Roadless Rule Editorial
lhfotoware at hotmail.com
Fri Jul 9 18:03:58 EST 2004
July 8, 2004 Idaho Statesman
We shouldn't lock up public lands just to benefit a few
by Pat Barclay
Three times in three weeks, The Statesman printed articles about the
Outdoor Industry Association, manufacturers of outdoor equipment,
supporting the Clinton Roadless Rule.
This association wants to declare these areas off limits to anyone
except people who purchase their products — hiking boots,
camping gear, etc. Modifications proposed by the Bush administration
might "negatively impact our citizens' outdoor experience and
ultimately our industry's financial health," OIA said.

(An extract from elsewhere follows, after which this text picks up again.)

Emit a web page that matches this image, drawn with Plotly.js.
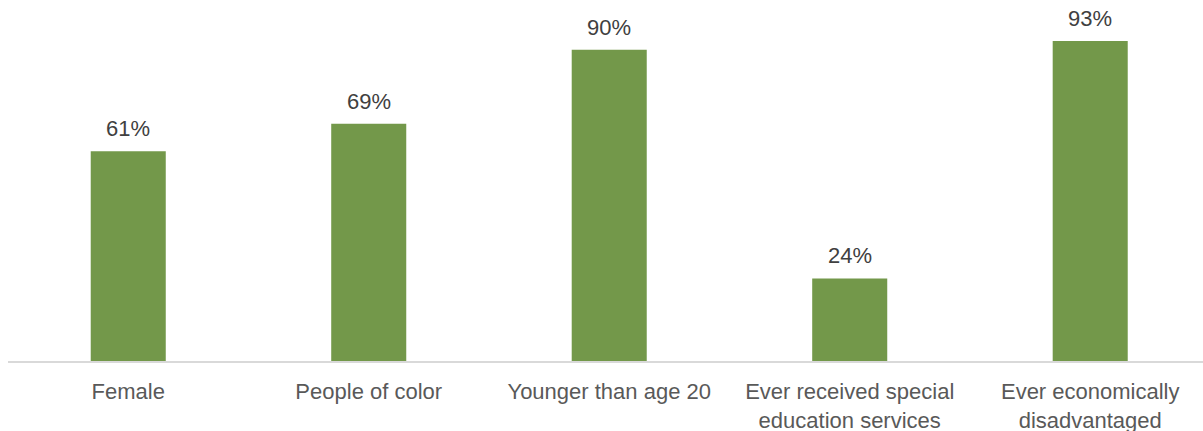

For perspective: Idaho has more than 4 million acres of existing
wilderness. If you lined them up, they would be two-thirds of the
length of a football field wide and stretch 6.4 times around the
In addition, Idaho has more than twice that number of acres in
"roadless" areas. So if you set out to hike through all these
"roadless" acres, you would have to walk around the world 13 times.
The Clinton proposal was controversial for two reasons: the definition
of "roads" and the lack of adequate information under the National
Environmental Policy Act (NEPA).
The Clinton-era Forest Service defined a road as something on which
you could run a two-wheel drive sedan. Those who have traveled the
backcountry of Idaho know that many of these roads are used by
four-wheel drive vehicles and ATVs. These roads access favorite spots
to hunt, fish and watch wildlife for people of all ages and abilities.
Under NEPA, the agency is required to hold hearings to get input
before framing a set of alternatives. At the scoping meetings, people
were asked to make substantive comments on an alternative that was
already decided. However, the agency did not provide detailed maps of
the areas. It was difficult to provide substantive comment when given
a map that showed blobs with no detail. The Payette Forest provided a
more detailed map, which showed some roads. Other existing roads were
not shown or were marked as trails.
The original proposal aimed to protect "roadless" areas from road
construction and reconstruction, commercial and non-commercial
logging, mining, and off-road motorized recreation vehicles.
How can you have road reconstruction in an area with no roads?
The original proposal also banned the use of ATVs and snowmobiles. The
OIA now supports the use of ATVs in these areas. The Forest Service
has declared unmanaged motorized recreation as a major threat to
national forests. The chief told forests to force motorized users to
stick to roads and trails. So for ATVs to operate in these roadless
areas, roads or trails would need to be built or existing roads and
trails would need to be used. Once again we have "roadless" areas with
There are several lawsuits pending over some of these issues.
We sympathize with people's love of our forests. Recreation on public
land is a big part of our quality of life. Must we lock people out
because they do not have the time or physical conditioning to hike the
lands? During the 1980s debate over Idaho wilderness, studies showed
that only 6 percent of the people who used the national forests in
Idaho actually entered wilderness areas.
The OIA seems to make the assumption that everyone who buys its
members' products intends to use them in roadless areas. That's hard
to believe, since Nike and Adidas manufacture jogging and walking
shoes and hiking boots. And not every fishing pole is purchased by
someone who is planning a wilderness trip.
Having time to pursue recreation is part of our culture because people
earn enough to provide the basics and have some left to purchase the
products of OIA members. It's interesting to note, however, that many
outdoor companies have moved their manufacturing overseas. Now they
want to manage 9.2 million acres of national forest lands to benefit
some of their customers.
Does the $18 billion spent on their products include just the sales of
backpacking supplies or does it include running, walking and aerobic
Perhaps a focus on facts and balance would provide better management
of public lands than litigation and locking land away from some people
in favor of others.
Pat Barclay is the executive director of Idaho Council on Industry and
the Environment, a non-profit group that focuses on facts and science
on environmental issues.
Comment by poster: I don't exactly agree with this author's point of
view, particularly the bit about providing easy access to roadless
areas for people who "do not have the time or physical conditioning to
hike the lands". BULLPUCKY! If you want the real wilderness
experience, find the time and get in shape. Otherwise, stick to the
picnic areas and campgrounds.
The author DOES make some good points, though. The Roadless Rule was
hastily thrown together and only offered very, very, VERY little
additional protections over the old policy. However, the author does
not make any mention of the ecological values contained within many of
those roadless areas.
Personally, the Roadless Rule was/is a non-issue to me and was purely
a political ploy by Clinton's own "stealth tactics". Again, looking at
the big picture, many Roadless Areas have very little resources in
them to exploit. It makes no sense to go after such inaccessible stuff
by building more roads. Remember though, "Clinton's Folly" did NOT ban
logging or mining in designated Roadless Areas.